In any case, nice work lads. And congratulations on a great season.



St. Louis 10     Texas 9
Michigan State 37     Wisconsin 31

At the death. You see that phrase used all the the time in English sportwriting. It’s a common as muck. But here in the States, you never see that term used. The closest you get to it is sudden death overtime….and that overwhelmingly refers to the NFL. But even there, our pundits wont say, for example, that suppose the Green Bay Packers beat the Chicago Bears 23-21 at the death on 47 yard TD pass from Aaron Rodgers to Jordy Nelson. The pundits would say they beat them in sudden death overtime 23-21 on the aforementioned pass.At the death seems more sinister that sudden death overtime. At the death has more REAL and possibly TERRIBLE consequences. It seems more like a matter of, well, life and death, as opposed to sport.

In Game 6 of the World Series, St. Louis beat Texas on a David Freese homerun at the death.

Michigan State beat Wisconsin 37-31 on a touchdown pass from Kirk Cousins to Kurt Nichol at the death.

At the death had real consequences that sudden death overtime, or walkoff homerun, or as time expired does not have. At the death grabs hold of the losing team, very much like the Grim Reaper, or the Shinigami, or the Dullahan. And they are dragged to their metaphorical death.

St. Louis went to win game 7 of the World Series handily by a score of 6-2. Texas, despite getting off to a 2-0 lead, were swiftly dragged by the Dullahan back down to the darkness. Winning the World Series in game 7 is quite akin to winning at the death.

And just this evening, the Dullahan rode with the Badgers to Columbus and Ohio State beat Wisconsin at the death on a 40 yard TD pass from Braxton Miller to Devin Smith. Well okay, 20 seconds were left on the clock…but really and truly, it was at the death. Just as stunning as last week’s tilt. And not in a good way. Let’s not let the facts get in the way of the truth.



Norwich City 3     Blackburn 3

I was cordially invited to write about death, and so I have. And before I leave y’all with a final thought…let me pay a bit of homage to Rex Stout from whom I borrowed the idea for the title of this missive. In his book BLACK ORCHIDS published in 1942, there are two novellas. ON is titled “Black Orchids”. The other is titled “Cordially Invited To Meet Death”. So lest you think I’m some sort original genius, let me dispel that facile notion right now. Rex Stout and Nero Wolfe are the original geniuses. I’m merely the messenger, sort of like Archie Goodwin, or so I fancy. Although Archie is a better dancer, and is probably better with a gun. Plus, he could beat me up. I know that least one of my readers wonders where I come up these ideas. I always feel that more should, but maybe it’s just as well.

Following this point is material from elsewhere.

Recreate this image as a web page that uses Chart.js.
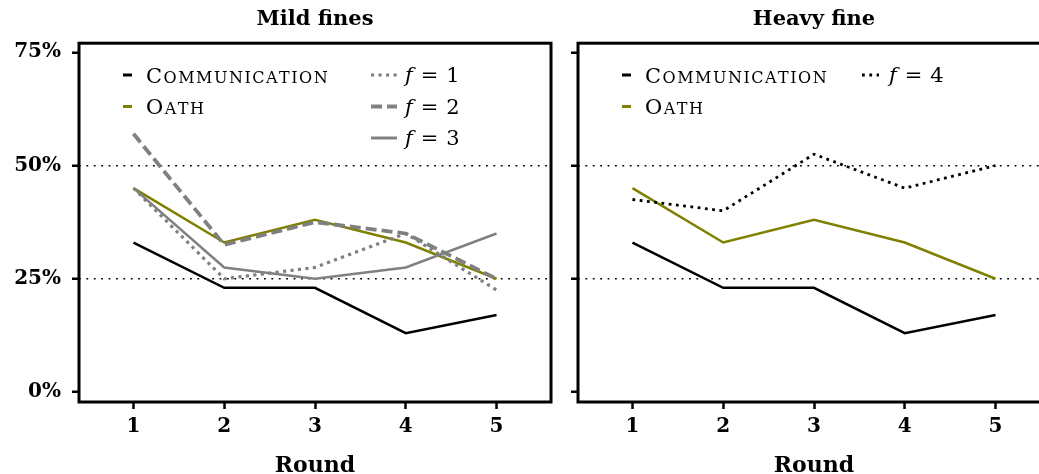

Yesterday, as I finalize these thoughts, my Norwich City Canaries snatched a point at home, coming from 1-3 down to draw a point at the death on Grant Holt’s penalty kick at the 4th and final minute of stoppage time. Yes, they never should have allowed themselves to be in that postion to begin with, especially against relagation fodder like Blackburn Rovers. But my Canaries have been finding ways to win or draw points, and many of them come in closing moments of the match. It’s a testament to Paul Lambert’s coaching, and to the character of the squad that despite missing 3 key players to injury right now, especially at the back where they’re missing Elliot Ward and American Zak Whitbread, they’re finding ways to hold on to games and keep needed points. I don’t expect Norwich to qualify for Europe or anything stunning like that. But I do believe they will finish about where they are right now. Upper mid-table. And man, considering where they’ve come from over the last 2 seasons, that would be as good as winning it all.

And now, since this post has toppled the 2000 word mark at the death, I’ll cordially invite you to go have a beer.